As before, the single unemployed were organized into four divisions, each division further divided into bunkhouse units of ten with the usual subcommittees. The leader of No. 1 Division, the so-called “youth division,” was Steve Brodie, a veteran of both the On-to-Ottawa trek and the Regina Riot. He was now twenty-six, a medium-sized man with aquiline features, still very much a maverick. His father had been a blacksmith and lay preacher in Scotland; both his parents had died in 1919 of influenza. Brodie had come to Canada in 1925, one of a shipload of orphans sponsored by the Salvation Army. He worked on prairie farms until the Depression and then joined the army of boxcar cowboys until he was shunted into the relief camps. The Regina Riot turned him into a Communist.
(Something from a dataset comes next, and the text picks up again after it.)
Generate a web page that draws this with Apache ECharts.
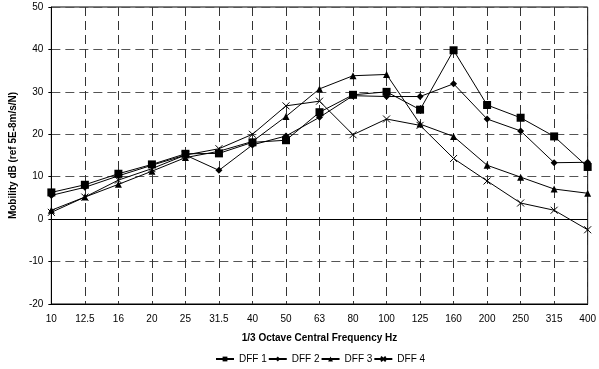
<!DOCTYPE html>
<html>
<head>
<meta charset="utf-8">
<script src="https://cdn.jsdelivr.net/npm/echarts@6/dist/echarts.min.js"></script>
<style>
html,body{margin:0;padding:0;background:#fff;}
#chart{width:599px;height:369px;}
</style>
</head>
<body>
<div id="chart"></div>
<script>
const categories = ['10','12.5','16','20','25','31.5','40','50','63','80','100','125','160','200','250','315','400'];
const dff1 = [6.3, 8.1, 10.7, 12.9, 15.4, 15.5, 18.1, 18.6, 25.2, 29.3, 30.0, 25.8, 39.8, 26.9, 23.9, 19.5, 12.3];
const dff2 = [5.6, 7.5, 10.2, 12.7, 15.1, 11.5, 17.5, 19.6, 24.0, 29.1, 28.9, 28.9, 31.9, 23.6, 20.8, 13.3, 13.4];
const dff3 = [2.1, 5.2, 8.2, 11.3, 14.5, 16.0, 18.3, 24.2, 30.7, 33.8, 34.1, 22.4, 19.5, 12.7, 9.9, 7.1, 6.1];
const dff4 = [1.6, 5.2, 9.2, 11.9, 15.1, 16.6, 20.0, 26.7, 27.8, 19.9, 23.6, 22.1, 14.3, 9.0, 3.8, 2.1, -2.5];
const seriesNames = ['DFF 1','DFF 2','DFF 3','DFF 4'];
const yTicks = {min: -20, max: 50, interval: 10};

const font = '"Liberation Sans", Arial, sans-serif';
const crossPath = 'path://M0,0L10,10M10,0L0,10';

function mk(name, data, symbol, size, extra) {
  return Object.assign({
    name: name,
    type: 'line',
    data: data,
    symbol: symbol,
    symbolSize: size,
    showAllSymbol: true,
    animation: false,
    lineStyle: {color: '#000', width: 1},
    itemStyle: {color: '#000', borderColor: '#000', borderWidth: 0},
    z: 5
  }, extra || {});
}

const chart = echarts.init(document.getElementById('chart'), null, {renderer: 'canvas'});
chart.setOption({
  animation: false,
  backgroundColor: '#fff',
  textStyle: {fontFamily: font},
  grid: {left: 43, right: 6, top: 7, bottom: 65, show: true, borderColor: '#000', borderWidth: 1, backgroundColor: 'transparent'},
  legend: {
    data: seriesNames,
    top: 354,
    left: 215,
    padding: 0,
    itemWidth: 18,
    itemHeight: 6,
    itemGap: 1,
    textStyle: {fontFamily: font, fontSize: 10, color: '#000'}
  },
  xAxis: {
    type: 'category',
    data: categories,
    boundaryGap: false,
    name: '1/3 Octave Central Frequency Hz',
    nameLocation: 'middle',
    nameGap: 29,
    nameTextStyle: {fontFamily: font, fontSize: 10, fontWeight: 'bold', color: '#000'},
    axisLine: {onZero: false, lineStyle: {color: '#000', width: 1}},
    axisTick: {show: false},
    axisLabel: {fontFamily: font, fontSize: 10, color: '#000', margin: 10, interval: 0},
    splitLine: {show: true, interval: 0, lineStyle: {color: '#333', type: [9, 5], width: 1}}
  },
  yAxis: {
    type: 'value',
    min: yTicks.min,
    max: yTicks.max,
    interval: yTicks.interval,
    name: 'Mobility dB (ref 5E-8m/s/N)',
    nameLocation: 'middle',
    nameGap: 32,
    nameTextStyle: {fontFamily: font, fontSize: 10, fontWeight: 'bold', color: '#000'},
    axisLine: {show: true, lineStyle: {color: '#000', width: 1}},
    axisTick: {show: true, length: 3, lineStyle: {color: '#000'}},
    axisLabel: {fontFamily: font, fontSize: 10, color: '#000', margin: 8},
    splitLine: {show: true, lineStyle: {color: '#555', type: [9, 5], width: 1}}
  },
  series: [
    mk(seriesNames[0], dff1, 'rect', 8, {
      markLine: {
        silent: true, symbol: 'none', animation: false,
        label: {show: false},
        lineStyle: {color: '#000', type: 'solid', width: 1},
        data: [{yAxis: 0}]
      }
    }),
    mk(seriesNames[1], dff2, 'diamond', 7),
    mk(seriesNames[2], dff3, 'triangle', 7),
    mk(seriesNames[3], dff4, crossPath, 7, {itemStyle: {color: 'none', borderColor: '#000', borderWidth: 1}})
  ]
});
</script>
</body>
</html>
Brodie had lost a job at Bridge River that spring for union activity. Now in Vancouver with his division, begging on the streets, he felt a sense of frustration. He was too independent to be a good Communist. He didn’t agree with his party’s policy of continuing the tin-canning, which he found demeaning. And he didn’t have much sympathy with those hidebound members of the party who sat around mouthing Marxist jargon – all talk and no action. It was ironic. The so-called wild-eyed radicals who led the party were, in their own way, as cautious as the politicians. As Brodie put it, “the image of Communist plots and rioting were [sic] only the product of wishful thinking on the part of the federal and provincial governments. That would have been the excuse for iron heel tactics which they were only too willing to invoke. And far from inciting the men, Communist Party organizers warned against provoking confrontation.”
What Brodie wanted was confrontation – the kind his hero, Arthur Evans, had provoked three years before, to the dismay of Tim Buck and Joseph Salsberg. Brodie wanted to shake up the Vancouver
business community to the point where it would pressure Ottawa to do something for the single unemployed. Some new strategy was required, and Brodie soon hit on one.
Long before the sit-in became the recognized weapon of American civil rights movements it had been used by the Relief Camp Workers when they occupied the Vancouver Public Library and Museum in 1935. Brodie had been chairman of a division during that brief but effective tactic. Now he realized that this was the way to strike at all three levels of government as well as the private sector. In one sudden move, he and his followers would occupy the federal post office, the city-owned art gallery, and one of the hotels. Then they would demand that the police arrest them for trespassing.
Brodie first paced off the distance to all three buildings, timing the length of each walk so that they could be invaded simultaneously. He chose the Hotel Georgia rather than the larger Hotel Vancouver because it was easier to enter. On May 19, he called a meeting of his division and told the men: “You’ve been howling for action and I think I have got something now.” But first, he needed their support. Brodie always made sure that these meetings were scrupulously democratic, with parliamentary procedure followed to the letter. He asked for a vote of confidence and got one. “Go get ’em, Steve!” the men shouted, cheering and stamping.
Brodie, with the agreement of his division, wanted to create a four-man action committee composed of himself and the three other divisional leaders. Only in that way could he ensure tight security. But he had to argue with the other three until four in the morning before they agreed to his plan. After he brought them round, he wasted no time. Zero hour would be at two that afternoon.